[TASK GOAL]: Exclude images, then output the remaining data verbatim.
'''
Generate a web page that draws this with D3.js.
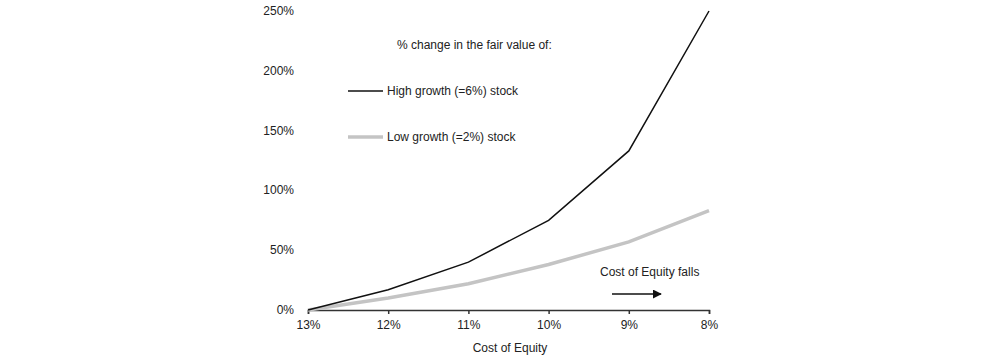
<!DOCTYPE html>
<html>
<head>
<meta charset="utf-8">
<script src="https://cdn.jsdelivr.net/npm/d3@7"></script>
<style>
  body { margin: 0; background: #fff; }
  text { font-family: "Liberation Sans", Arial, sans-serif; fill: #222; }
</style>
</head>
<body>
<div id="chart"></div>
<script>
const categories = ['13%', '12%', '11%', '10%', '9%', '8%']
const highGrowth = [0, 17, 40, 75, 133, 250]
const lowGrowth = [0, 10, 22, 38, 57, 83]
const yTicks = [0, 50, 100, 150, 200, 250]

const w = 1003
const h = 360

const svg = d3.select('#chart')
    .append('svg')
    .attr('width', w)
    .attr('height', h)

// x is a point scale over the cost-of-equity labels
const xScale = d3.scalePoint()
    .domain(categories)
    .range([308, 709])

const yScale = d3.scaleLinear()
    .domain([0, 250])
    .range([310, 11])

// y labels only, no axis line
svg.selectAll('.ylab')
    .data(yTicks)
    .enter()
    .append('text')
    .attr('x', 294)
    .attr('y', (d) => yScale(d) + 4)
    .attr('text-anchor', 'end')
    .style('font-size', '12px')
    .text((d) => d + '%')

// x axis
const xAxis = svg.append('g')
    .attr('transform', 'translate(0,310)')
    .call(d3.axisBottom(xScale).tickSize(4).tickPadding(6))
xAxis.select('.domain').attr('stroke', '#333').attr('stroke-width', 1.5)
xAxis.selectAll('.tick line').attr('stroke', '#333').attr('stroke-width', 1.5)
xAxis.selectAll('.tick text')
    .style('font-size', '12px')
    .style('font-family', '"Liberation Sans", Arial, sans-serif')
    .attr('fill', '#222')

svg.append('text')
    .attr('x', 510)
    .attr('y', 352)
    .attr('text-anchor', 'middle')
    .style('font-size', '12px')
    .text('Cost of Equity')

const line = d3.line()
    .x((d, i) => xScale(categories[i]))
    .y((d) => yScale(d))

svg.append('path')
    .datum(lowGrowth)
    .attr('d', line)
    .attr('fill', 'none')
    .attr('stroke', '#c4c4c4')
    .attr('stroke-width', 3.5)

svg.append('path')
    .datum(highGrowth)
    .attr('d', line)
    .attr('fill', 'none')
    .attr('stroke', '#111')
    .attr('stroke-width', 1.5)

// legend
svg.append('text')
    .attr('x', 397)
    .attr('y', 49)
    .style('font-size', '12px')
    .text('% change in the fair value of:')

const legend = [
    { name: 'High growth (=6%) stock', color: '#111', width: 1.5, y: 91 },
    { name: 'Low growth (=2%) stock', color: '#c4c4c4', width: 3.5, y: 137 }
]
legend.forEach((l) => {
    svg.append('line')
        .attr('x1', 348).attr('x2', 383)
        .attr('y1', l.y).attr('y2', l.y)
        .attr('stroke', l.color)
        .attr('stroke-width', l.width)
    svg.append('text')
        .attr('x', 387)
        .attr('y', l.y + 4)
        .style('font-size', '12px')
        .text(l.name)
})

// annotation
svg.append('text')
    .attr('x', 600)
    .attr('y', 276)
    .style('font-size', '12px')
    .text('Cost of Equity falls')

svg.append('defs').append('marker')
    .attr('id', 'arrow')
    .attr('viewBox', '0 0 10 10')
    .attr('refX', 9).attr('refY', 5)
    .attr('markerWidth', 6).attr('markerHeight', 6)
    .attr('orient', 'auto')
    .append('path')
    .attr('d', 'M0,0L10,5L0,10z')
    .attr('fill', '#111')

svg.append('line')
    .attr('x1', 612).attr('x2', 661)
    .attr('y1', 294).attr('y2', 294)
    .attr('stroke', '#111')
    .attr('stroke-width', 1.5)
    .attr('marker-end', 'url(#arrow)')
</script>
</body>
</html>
'''
[RESPONSE]:
Generate a web page that draws this with D3.js.
<!DOCTYPE html>
<html>
<head>
<meta charset="utf-8">
<script src="https://cdn.jsdelivr.net/npm/d3@7"></script>
<style>
  body { margin: 0; background: #fff; }
  text { font-family: "Liberation Sans", Arial, sans-serif; fill: #222; }
</style>
</head>
<body>
<div id="chart"></div>
<script>
const categories = ['13%', '12%', '11%', '10%', '9%', '8%']
const highGrowth = [0, 17, 40, 75, 133, 250]
const lowGrowth = [0, 10, 22, 38, 57, 83]
const yTicks = [0, 50, 100, 150, 200, 250]

const w = 1003
const h = 360

const svg = d3.select('#chart')
    .append('svg')
    .attr('width', w)
    .attr('height', h)

// x is a point scale over the cost-of-equity labels
const xScale = d3.scalePoint()
    .domain(categories)
    .range([308, 709])

const yScale = d3.scaleLinear()
    .domain([0, 250])
    .range([310, 11])

// y labels only, no axis line
svg.selectAll('.ylab')
    .data(yTicks)
    .enter()
    .append('text')
    .attr('x', 294)
    .attr('y', (d) => yScale(d) + 4)
    .attr('text-anchor', 'end')
    .style('font-size', '12px')
    .text((d) => d + '%')

// x axis
const xAxis = svg.append('g')
    .attr('transform', 'translate(0,310)')
    .call(d3.axisBottom(xScale).tickSize(4).tickPadding(6))
xAxis.select('.domain').attr('stroke', '#333').attr('stroke-width', 1.5)
xAxis.selectAll('.tick line').attr('stroke', '#333').attr('stroke-width', 1.5)
xAxis.selectAll('.tick text')
    .style('font-size', '12px')
    .style('font-family', '"Liberation Sans", Arial, sans-serif')
    .attr('fill', '#222')

svg.append('text')
    .attr('x', 510)
    .attr('y', 352)
    .attr('text-anchor', 'middle')
    .style('font-size', '12px')
    .text('Cost of Equity')

const line = d3.line()
    .x((d, i) => xScale(categories[i]))
    .y((d) => yScale(d))

svg.append('path')
    .datum(lowGrowth)
    .attr('d', line)
    .attr('fill', 'none')
    .attr('stroke', '#c4c4c4')
    .attr('stroke-width', 3.5)

svg.append('path')
    .datum(highGrowth)
    .attr('d', line)
    .attr('fill', 'none')
    .attr('stroke', '#111')
    .attr('stroke-width', 1.5)

// legend
svg.append('text')
    .attr('x', 397)
    .attr('y', 49)
    .style('font-size', '12px')
    .text('% change in the fair value of:')

const legend = [
    { name: 'High growth (=6%) stock', color: '#111', width: 1.5, y: 91 },
    { name: 'Low growth (=2%) stock', color: '#c4c4c4', width: 3.5, y: 137 }
]
legend.forEach((l) => {
    svg.append('line')
        .attr('x1', 348).attr('x2', 383)
        .attr('y1', l.y).attr('y2', l.y)
        .attr('stroke', l.color)
        .attr('stroke-width', l.width)
    svg.append('text')
        .attr('x', 387)
        .attr('y', l.y + 4)
        .style('font-size', '12px')
        .text(l.name)
})

// annotation
svg.append('text')
    .attr('x', 600)
    .attr('y', 276)
    .style('font-size', '12px')
    .text('Cost of Equity falls')

svg.append('defs').append('marker')
    .attr('id', 'arrow')
    .attr('viewBox', '0 0 10 10')
    .attr('refX', 9).attr('refY', 5)
    .attr('markerWidth', 6).attr('markerHeight', 6)
    .attr('orient', 'auto')
    .append('path')
    .attr('d', 'M0,0L10,5L0,10z')
    .attr('fill', '#111')

svg.append('line')
    .attr('x1', 612).attr('x2', 661)
    .attr('y1', 294).attr('y2', 294)
    .attr('stroke', '#111')
    .attr('stroke-width', 1.5)
    .attr('marker-end', 'url(#arrow)')
</script>
</body>
</html>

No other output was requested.